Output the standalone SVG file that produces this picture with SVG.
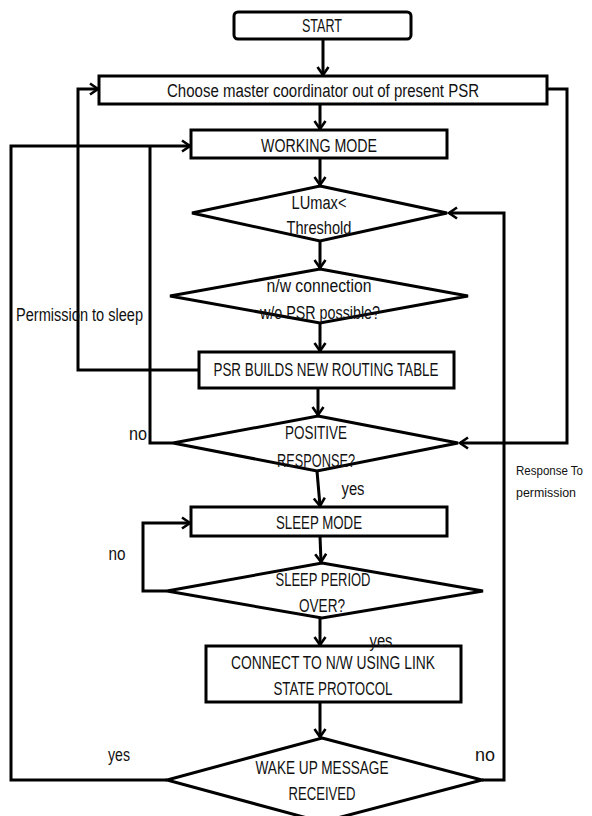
<svg xmlns="http://www.w3.org/2000/svg" width="592" height="816" viewBox="0 0 592 816">
<style>
.n{fill:#fff;stroke:#000;stroke-width:3}
.c{fill:none;stroke:#000;stroke-width:3;stroke-linejoin:miter}
.a{marker-end:url(#arr)}
text{font-family:"Liberation Sans Narrow","Liberation Sans",Arial,sans-serif;font-size:18px;fill:#111}
.m{text-anchor:middle}
.s{font-size:13px}
</style>
<defs>
<marker id="arr" markerUnits="userSpaceOnUse" markerWidth="14" markerHeight="14" refX="10" refY="7" orient="auto">
<path d="M2,1.5 L10,7 L2,12.5" fill="none" stroke="#000" stroke-width="2.6"/>
</marker>
</defs>
<rect width="592" height="816" fill="#fff"/>
<g id="connectors">
<path class="c a" d="M323,39 V75"/>
<path class="c a" d="M320,104 V129"/>
<path class="c a" d="M320,158 V185"/>
<path class="c a" d="M320,241 V268"/>
<path class="c a" d="M320,323 V351"/>
<path class="c a" d="M318,388 V415"/>
<path class="c a" d="M317,471 L320,506"/>
<path class="c a" d="M320,536 L321,562"/>
<path class="c a" d="M320,618 V645"/>
<path class="c a" d="M320,702 V737"/>
<path class="c a" d="M199,370 H78 V89 H98"/>
<path class="c" d="M173,443 H150 V146"/>
<path class="c a" d="M167,780 H11 V146 H190"/>
<path class="c a" d="M547,89 H567 V443 H460"/>
<path class="c a" d="M482,780 H504 V213 H449"/>
<path class="c a" d="M167,591 H143 V523 H190"/>
</g>
<g id="start"><rect class="n" x="234" y="12" width="177" height="27" rx="4"/><text class="m" x="322" y="31.5" textLength="40" lengthAdjust="spacingAndGlyphs">START</text></g>
<g id="choose"><rect class="n" x="99" y="76" width="448" height="28"/><text class="m" x="323" y="96.5" textLength="312" lengthAdjust="spacingAndGlyphs">Choose master coordinator out of present PSR</text></g>
<g id="working"><rect class="n" x="191" y="130" width="256" height="28"/><text class="m" x="319" y="151.5" textLength="116" lengthAdjust="spacingAndGlyphs">WORKING MODE</text></g>
<g id="lumax"><polygon class="n" points="320,186 447,213 320,241 192,213"/><text class="m" x="319" y="208.5" textLength="55" lengthAdjust="spacingAndGlyphs">LUmax&lt;</text><text class="m" x="319" y="233.5" textLength="65" lengthAdjust="spacingAndGlyphs">Threshold</text></g>
<g id="nwconn"><polygon class="n" points="320,269 468,296 320,323 170,296"/><text class="m" x="319" y="291.5" textLength="105" lengthAdjust="spacingAndGlyphs">n/w connection</text><text class="m" x="320" y="318.5" textLength="120" lengthAdjust="spacingAndGlyphs">w/o PSR possible?</text></g>
<g id="psr"><rect class="n" x="199" y="352" width="255" height="36"/><text class="m" x="326" y="375.5" textLength="225" lengthAdjust="spacingAndGlyphs">PSR BUILDS NEW ROUTING TABLE</text></g>
<g id="positive"><polygon class="n" points="318,416 458,443 317,471 173,443"/><text class="m" x="316" y="438.5" textLength="62" lengthAdjust="spacingAndGlyphs">POSITIVE</text><text class="m" x="316" y="466.5" textLength="78" lengthAdjust="spacingAndGlyphs">RESPONSE?</text></g>
<g id="sleep"><rect class="n" x="191" y="507" width="256" height="29"/><text class="m" x="319" y="528.5" textLength="86" lengthAdjust="spacingAndGlyphs">SLEEP MODE</text></g>
<g id="period"><polygon class="n" points="322,563 483,591 322,618 167,591"/><text class="m" x="323" y="585.5" textLength="95" lengthAdjust="spacingAndGlyphs">SLEEP PERIOD</text><text class="m" x="322" y="611.5" textLength="46" lengthAdjust="spacingAndGlyphs">OVER?</text></g>
<g id="connect"><rect class="n" x="206" y="646" width="255" height="56"/><text class="m" x="333" y="668.5" textLength="204" lengthAdjust="spacingAndGlyphs">CONNECT TO N/W USING LINK</text><text class="m" x="333" y="694.5" textLength="119" lengthAdjust="spacingAndGlyphs">STATE PROTOCOL</text></g>
<g id="wake"><polygon class="n" points="322,738 482,780 322,822 167,780"/><text class="m" x="322" y="773.5" textLength="133" lengthAdjust="spacingAndGlyphs">WAKE UP MESSAGE</text><text class="m" x="322" y="799.5" textLength="67" lengthAdjust="spacingAndGlyphs">RECEIVED</text></g>
<g id="labels">
<text x="16" y="321" textLength="127" lengthAdjust="spacingAndGlyphs">Permission to sleep</text>
<text class="m" x="138" y="440" textLength="18" lengthAdjust="spacingAndGlyphs">no</text>
<text class="m" x="353" y="495" textLength="23" lengthAdjust="spacingAndGlyphs">yes</text>
<text class="s" x="516" y="475" textLength="67" lengthAdjust="spacingAndGlyphs">Response To</text>
<text class="s" x="516" y="497" textLength="60" lengthAdjust="spacingAndGlyphs">permission</text>
<text class="m" x="117" y="560" textLength="17" lengthAdjust="spacingAndGlyphs">no</text>
<text class="m" x="381" y="647" textLength="23" lengthAdjust="spacingAndGlyphs">yes</text>
<text class="m" x="119" y="761" textLength="22" lengthAdjust="spacingAndGlyphs">yes</text>
<text class="m" x="485" y="761" textLength="20" lengthAdjust="spacingAndGlyphs">no</text>
</g>
</svg>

══════════

Quote the material word for word, dropping any images it holds.

**Response:**
Output the standalone SVG file that produces this picture with SVG.
<svg xmlns="http://www.w3.org/2000/svg" width="592" height="816" viewBox="0 0 592 816">
<style>
.n{fill:#fff;stroke:#000;stroke-width:3}
.c{fill:none;stroke:#000;stroke-width:3;stroke-linejoin:miter}
.a{marker-end:url(#arr)}
text{font-family:"Liberation Sans Narrow","Liberation Sans",Arial,sans-serif;font-size:18px;fill:#111}
.m{text-anchor:middle}
.s{font-size:13px}
</style>
<defs>
<marker id="arr" markerUnits="userSpaceOnUse" markerWidth="14" markerHeight="14" refX="10" refY="7" orient="auto">
<path d="M2,1.5 L10,7 L2,12.5" fill="none" stroke="#000" stroke-width="2.6"/>
</marker>
</defs>
<rect width="592" height="816" fill="#fff"/>
<g id="connectors">
<path class="c a" d="M323,39 V75"/>
<path class="c a" d="M320,104 V129"/>
<path class="c a" d="M320,158 V185"/>
<path class="c a" d="M320,241 V268"/>
<path class="c a" d="M320,323 V351"/>
<path class="c a" d="M318,388 V415"/>
<path class="c a" d="M317,471 L320,506"/>
<path class="c a" d="M320,536 L321,562"/>
<path class="c a" d="M320,618 V645"/>
<path class="c a" d="M320,702 V737"/>
<path class="c a" d="M199,370 H78 V89 H98"/>
<path class="c" d="M173,443 H150 V146"/>
<path class="c a" d="M167,780 H11 V146 H190"/>
<path class="c a" d="M547,89 H567 V443 H460"/>
<path class="c a" d="M482,780 H504 V213 H449"/>
<path class="c a" d="M167,591 H143 V523 H190"/>
</g>
<g id="start"><rect class="n" x="234" y="12" width="177" height="27" rx="4"/><text class="m" x="322" y="31.5" textLength="40" lengthAdjust="spacingAndGlyphs">START</text></g>
<g id="choose"><rect class="n" x="99" y="76" width="448" height="28"/><text class="m" x="323" y="96.5" textLength="312" lengthAdjust="spacingAndGlyphs">Choose master coordinator out of present PSR</text></g>
<g id="working"><rect class="n" x="191" y="130" width="256" height="28"/><text class="m" x="319" y="151.5" textLength="116" lengthAdjust="spacingAndGlyphs">WORKING MODE</text></g>
<g id="lumax"><polygon class="n" points="320,186 447,213 320,241 192,213"/><text class="m" x="319" y="208.5" textLength="55" lengthAdjust="spacingAndGlyphs">LUmax&lt;</text><text class="m" x="319" y="233.5" textLength="65" lengthAdjust="spacingAndGlyphs">Threshold</text></g>
<g id="nwconn"><polygon class="n" points="320,269 468,296 320,323 170,296"/><text class="m" x="319" y="291.5" textLength="105" lengthAdjust="spacingAndGlyphs">n/w connection</text><text class="m" x="320" y="318.5" textLength="120" lengthAdjust="spacingAndGlyphs">w/o PSR possible?</text></g>
<g id="psr"><rect class="n" x="199" y="352" width="255" height="36"/><text class="m" x="326" y="375.5" textLength="225" lengthAdjust="spacingAndGlyphs">PSR BUILDS NEW ROUTING TABLE</text></g>
<g id="positive"><polygon class="n" points="318,416 458,443 317,471 173,443"/><text class="m" x="316" y="438.5" textLength="62" lengthAdjust="spacingAndGlyphs">POSITIVE</text><text class="m" x="316" y="466.5" textLength="78" lengthAdjust="spacingAndGlyphs">RESPONSE?</text></g>
<g id="sleep"><rect class="n" x="191" y="507" width="256" height="29"/><text class="m" x="319" y="528.5" textLength="86" lengthAdjust="spacingAndGlyphs">SLEEP MODE</text></g>
<g id="period"><polygon class="n" points="322,563 483,591 322,618 167,591"/><text class="m" x="323" y="585.5" textLength="95" lengthAdjust="spacingAndGlyphs">SLEEP PERIOD</text><text class="m" x="322" y="611.5" textLength="46" lengthAdjust="spacingAndGlyphs">OVER?</text></g>
<g id="connect"><rect class="n" x="206" y="646" width="255" height="56"/><text class="m" x="333" y="668.5" textLength="204" lengthAdjust="spacingAndGlyphs">CONNECT TO N/W USING LINK</text><text class="m" x="333" y="694.5" textLength="119" lengthAdjust="spacingAndGlyphs">STATE PROTOCOL</text></g>
<g id="wake"><polygon class="n" points="322,738 482,780 322,822 167,780"/><text class="m" x="322" y="773.5" textLength="133" lengthAdjust="spacingAndGlyphs">WAKE UP MESSAGE</text><text class="m" x="322" y="799.5" textLength="67" lengthAdjust="spacingAndGlyphs">RECEIVED</text></g>
<g id="labels">
<text x="16" y="321" textLength="127" lengthAdjust="spacingAndGlyphs">Permission to sleep</text>
<text class="m" x="138" y="440" textLength="18" lengthAdjust="spacingAndGlyphs">no</text>
<text class="m" x="353" y="495" textLength="23" lengthAdjust="spacingAndGlyphs">yes</text>
<text class="s" x="516" y="475" textLength="67" lengthAdjust="spacingAndGlyphs">Response To</text>
<text class="s" x="516" y="497" textLength="60" lengthAdjust="spacingAndGlyphs">permission</text>
<text class="m" x="117" y="560" textLength="17" lengthAdjust="spacingAndGlyphs">no</text>
<text class="m" x="381" y="647" textLength="23" lengthAdjust="spacingAndGlyphs">yes</text>
<text class="m" x="119" y="761" textLength="22" lengthAdjust="spacingAndGlyphs">yes</text>
<text class="m" x="485" y="761" textLength="20" lengthAdjust="spacingAndGlyphs">no</text>
</g>
</svg>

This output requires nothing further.